The lad’s usual medical attendant, Doctor Subervielle, declared this sudden cure―as indeed did every one―to be marvelous and divine; but the restless skepticism, which often lurks at the bottom of the hearts of members of the Faculty, waited for time to afford full proof of the truth of his theory.
“Who knows,” M. Soubervielle was often in the habit of saying, “but who knows, this malady may recur when Henry reaches the age of eighteen? Up to that period I shall be always in a state of anxiety.”
The eminent physician who spoke thus was not destined to rejoice at seeing the cure of Henry confirmed by time. He died a short time after this and his death was a calamity to that part of the country.
As to young Henry Busquet, the author of this book, in accordance with his practice of ascertaining the truth of facts by personal investigation, availed himself of the opportunity of seeing him and hearing the circumstances from his own lips.
Henry told us his story, with which we are already acquainted from official reports and the testimony of several individuals. He related it to us as if it had been the simplest thing in the world, without showing surprise of astonishment. To the strong good sense of Christians, like Henry, sprung from the lower classes, whose minds have not been led astray by sophistry, the supernatural does not appear extraordinary, still less contrary to reason. They find it strictly conformable with common sense. If they are sometimes surprised at being restored to health by the aid of a physician, it is to them not matter for astonishment that God, who had power sufficient to create man, should, in his loving kindness, cure him when attacked with sickness. They see clearly at a glance that a miracle, far from disturbing order, is on the contrary one of the laws of eternal order.

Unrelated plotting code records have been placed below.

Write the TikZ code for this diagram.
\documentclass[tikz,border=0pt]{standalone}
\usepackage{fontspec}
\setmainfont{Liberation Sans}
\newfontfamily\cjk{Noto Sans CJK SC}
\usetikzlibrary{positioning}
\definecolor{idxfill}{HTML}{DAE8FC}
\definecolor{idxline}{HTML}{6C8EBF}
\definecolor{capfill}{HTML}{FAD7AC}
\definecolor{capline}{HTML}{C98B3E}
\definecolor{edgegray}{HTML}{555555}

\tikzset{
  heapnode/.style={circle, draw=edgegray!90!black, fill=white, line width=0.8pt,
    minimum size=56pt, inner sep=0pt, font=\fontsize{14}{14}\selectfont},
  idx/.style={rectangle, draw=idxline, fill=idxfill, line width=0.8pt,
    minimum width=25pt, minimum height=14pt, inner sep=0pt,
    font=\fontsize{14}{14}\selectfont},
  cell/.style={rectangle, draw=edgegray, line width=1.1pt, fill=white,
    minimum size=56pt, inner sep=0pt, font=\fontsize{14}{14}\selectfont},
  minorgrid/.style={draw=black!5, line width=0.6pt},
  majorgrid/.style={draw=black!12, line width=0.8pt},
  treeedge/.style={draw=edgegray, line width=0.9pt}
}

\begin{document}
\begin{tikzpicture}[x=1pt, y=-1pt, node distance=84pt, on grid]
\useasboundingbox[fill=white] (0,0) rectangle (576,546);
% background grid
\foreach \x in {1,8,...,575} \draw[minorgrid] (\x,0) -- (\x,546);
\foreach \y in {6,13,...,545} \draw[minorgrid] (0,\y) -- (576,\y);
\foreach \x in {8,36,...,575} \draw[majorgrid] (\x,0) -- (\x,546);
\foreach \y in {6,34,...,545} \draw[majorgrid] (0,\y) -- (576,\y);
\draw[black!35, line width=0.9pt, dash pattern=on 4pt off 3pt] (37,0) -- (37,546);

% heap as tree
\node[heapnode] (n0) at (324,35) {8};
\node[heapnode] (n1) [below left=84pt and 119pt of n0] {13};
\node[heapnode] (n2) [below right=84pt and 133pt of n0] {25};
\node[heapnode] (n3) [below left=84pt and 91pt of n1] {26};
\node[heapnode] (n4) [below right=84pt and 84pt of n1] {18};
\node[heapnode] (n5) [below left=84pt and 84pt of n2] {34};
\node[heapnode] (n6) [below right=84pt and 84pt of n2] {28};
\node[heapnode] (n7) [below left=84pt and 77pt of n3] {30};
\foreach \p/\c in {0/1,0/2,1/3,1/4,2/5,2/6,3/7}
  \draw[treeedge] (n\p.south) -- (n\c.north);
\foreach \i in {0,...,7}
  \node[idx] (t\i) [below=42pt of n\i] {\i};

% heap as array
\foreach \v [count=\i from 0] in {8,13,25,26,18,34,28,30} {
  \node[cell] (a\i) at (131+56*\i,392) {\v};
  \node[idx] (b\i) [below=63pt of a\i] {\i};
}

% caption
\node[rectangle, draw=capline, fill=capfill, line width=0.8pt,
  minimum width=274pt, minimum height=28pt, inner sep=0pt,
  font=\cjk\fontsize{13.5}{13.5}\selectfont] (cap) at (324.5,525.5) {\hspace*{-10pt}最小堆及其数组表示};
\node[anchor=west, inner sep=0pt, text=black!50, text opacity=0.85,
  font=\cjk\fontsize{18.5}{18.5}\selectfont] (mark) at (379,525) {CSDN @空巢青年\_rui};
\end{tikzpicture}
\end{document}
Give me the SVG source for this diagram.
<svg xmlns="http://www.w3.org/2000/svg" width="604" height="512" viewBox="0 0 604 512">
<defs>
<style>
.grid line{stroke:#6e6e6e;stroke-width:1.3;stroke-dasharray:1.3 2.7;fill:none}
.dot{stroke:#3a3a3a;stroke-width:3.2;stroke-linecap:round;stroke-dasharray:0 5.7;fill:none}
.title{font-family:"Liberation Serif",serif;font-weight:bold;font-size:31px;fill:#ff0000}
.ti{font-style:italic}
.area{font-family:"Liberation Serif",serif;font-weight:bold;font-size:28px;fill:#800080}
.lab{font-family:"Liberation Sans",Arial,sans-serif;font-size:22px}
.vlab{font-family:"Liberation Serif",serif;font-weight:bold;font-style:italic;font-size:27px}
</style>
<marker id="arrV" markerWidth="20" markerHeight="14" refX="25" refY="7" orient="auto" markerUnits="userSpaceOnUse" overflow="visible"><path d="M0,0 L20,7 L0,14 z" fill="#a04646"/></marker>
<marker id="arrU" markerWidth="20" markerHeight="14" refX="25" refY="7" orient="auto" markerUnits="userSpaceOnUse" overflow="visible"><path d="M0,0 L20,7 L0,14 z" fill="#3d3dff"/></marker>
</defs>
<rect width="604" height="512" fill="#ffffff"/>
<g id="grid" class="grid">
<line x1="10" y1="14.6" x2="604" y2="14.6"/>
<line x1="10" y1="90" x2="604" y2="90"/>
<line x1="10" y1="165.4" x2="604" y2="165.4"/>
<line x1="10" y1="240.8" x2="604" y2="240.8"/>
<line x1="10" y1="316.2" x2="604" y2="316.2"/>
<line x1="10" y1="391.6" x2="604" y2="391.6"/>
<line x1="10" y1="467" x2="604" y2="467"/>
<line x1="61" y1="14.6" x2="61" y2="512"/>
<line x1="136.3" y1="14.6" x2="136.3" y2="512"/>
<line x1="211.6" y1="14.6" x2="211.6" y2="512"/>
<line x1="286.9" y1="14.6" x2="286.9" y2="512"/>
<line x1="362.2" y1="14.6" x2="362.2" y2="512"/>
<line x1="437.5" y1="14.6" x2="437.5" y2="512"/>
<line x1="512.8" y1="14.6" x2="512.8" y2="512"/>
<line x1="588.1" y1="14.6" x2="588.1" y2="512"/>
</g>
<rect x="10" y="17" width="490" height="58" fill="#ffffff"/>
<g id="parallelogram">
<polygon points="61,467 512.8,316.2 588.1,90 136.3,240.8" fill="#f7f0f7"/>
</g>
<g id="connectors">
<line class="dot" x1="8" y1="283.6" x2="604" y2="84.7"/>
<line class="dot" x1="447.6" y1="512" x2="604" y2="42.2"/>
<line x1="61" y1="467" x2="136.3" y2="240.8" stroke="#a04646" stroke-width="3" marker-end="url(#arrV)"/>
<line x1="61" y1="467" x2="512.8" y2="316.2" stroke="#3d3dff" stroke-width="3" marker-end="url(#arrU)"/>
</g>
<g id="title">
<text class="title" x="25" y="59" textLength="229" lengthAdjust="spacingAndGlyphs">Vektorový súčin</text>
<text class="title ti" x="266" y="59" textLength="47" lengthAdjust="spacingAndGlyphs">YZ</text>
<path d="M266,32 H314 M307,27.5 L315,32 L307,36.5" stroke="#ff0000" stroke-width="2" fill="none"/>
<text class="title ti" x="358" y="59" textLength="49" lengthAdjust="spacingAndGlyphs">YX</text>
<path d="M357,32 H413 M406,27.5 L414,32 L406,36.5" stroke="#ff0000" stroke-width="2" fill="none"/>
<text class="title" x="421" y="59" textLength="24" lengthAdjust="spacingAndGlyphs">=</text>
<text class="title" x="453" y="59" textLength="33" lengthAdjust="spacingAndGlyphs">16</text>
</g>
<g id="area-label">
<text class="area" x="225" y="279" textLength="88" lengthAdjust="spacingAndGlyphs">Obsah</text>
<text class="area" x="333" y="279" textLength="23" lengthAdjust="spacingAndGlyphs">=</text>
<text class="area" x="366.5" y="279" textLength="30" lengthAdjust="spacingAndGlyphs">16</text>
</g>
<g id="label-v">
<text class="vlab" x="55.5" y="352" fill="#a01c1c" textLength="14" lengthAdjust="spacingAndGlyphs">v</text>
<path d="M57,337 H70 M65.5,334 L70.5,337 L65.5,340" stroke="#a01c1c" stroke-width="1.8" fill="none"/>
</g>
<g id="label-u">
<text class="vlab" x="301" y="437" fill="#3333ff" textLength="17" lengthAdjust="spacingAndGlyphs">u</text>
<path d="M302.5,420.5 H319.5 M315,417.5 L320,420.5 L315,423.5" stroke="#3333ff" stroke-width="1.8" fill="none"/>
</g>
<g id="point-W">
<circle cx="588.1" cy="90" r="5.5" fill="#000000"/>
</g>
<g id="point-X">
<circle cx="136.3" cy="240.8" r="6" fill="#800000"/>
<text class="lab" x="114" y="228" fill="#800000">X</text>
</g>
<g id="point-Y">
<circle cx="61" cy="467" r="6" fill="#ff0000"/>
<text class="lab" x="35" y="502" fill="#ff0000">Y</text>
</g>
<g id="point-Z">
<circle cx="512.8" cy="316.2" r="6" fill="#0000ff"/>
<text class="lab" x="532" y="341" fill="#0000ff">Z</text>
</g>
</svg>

If God, in His mercy, has conferred on certain waters the virtue of removing maladies of certain kinds―if He cures indirectly those who employ, according to certain conditions, such material agency, have we not greater reason to believe that He will effect a direct cure in those who address themselves directly to Him? Such is the reasoning of the humbler classes.
It was our great wish to see with our own eyes and touch with our own hands the traces of this terrible sore, which had been so miraculously cured. The place where the ulcer was is marked by an immense scar. It is now long since the lad passed safely through the crisis of his eighteenth year, and there has been no hint of any return of his cruel malady. He has never suffered again from any running nor shown any tendency to glandular swellings, and he enjoys perfect health. Henry Busquet is now a man of five and twenty years of age, strong and hearty. Like his father, he is a plasterer by trade. On Sundays he plays the trombone in the brass band at the Faufare de l’ Orphéon, an instrument on which he displays no small talent. He has a splendid voice. If ever you happen to go to the town of Nay, you will not fail of hearing him through the windows of some house, either being built or repaired, for, when on the scaffolding, he is wont to sing at the top of his voice from morning till night. You may listen to him without any fear of your ears being offended by any coarse song. His charming voice delights in gay and innocent ballads, not infrequently in the canticles of the Church. The singer has not forgotten that it is to the Blessed Virgin Mary that he owes his life.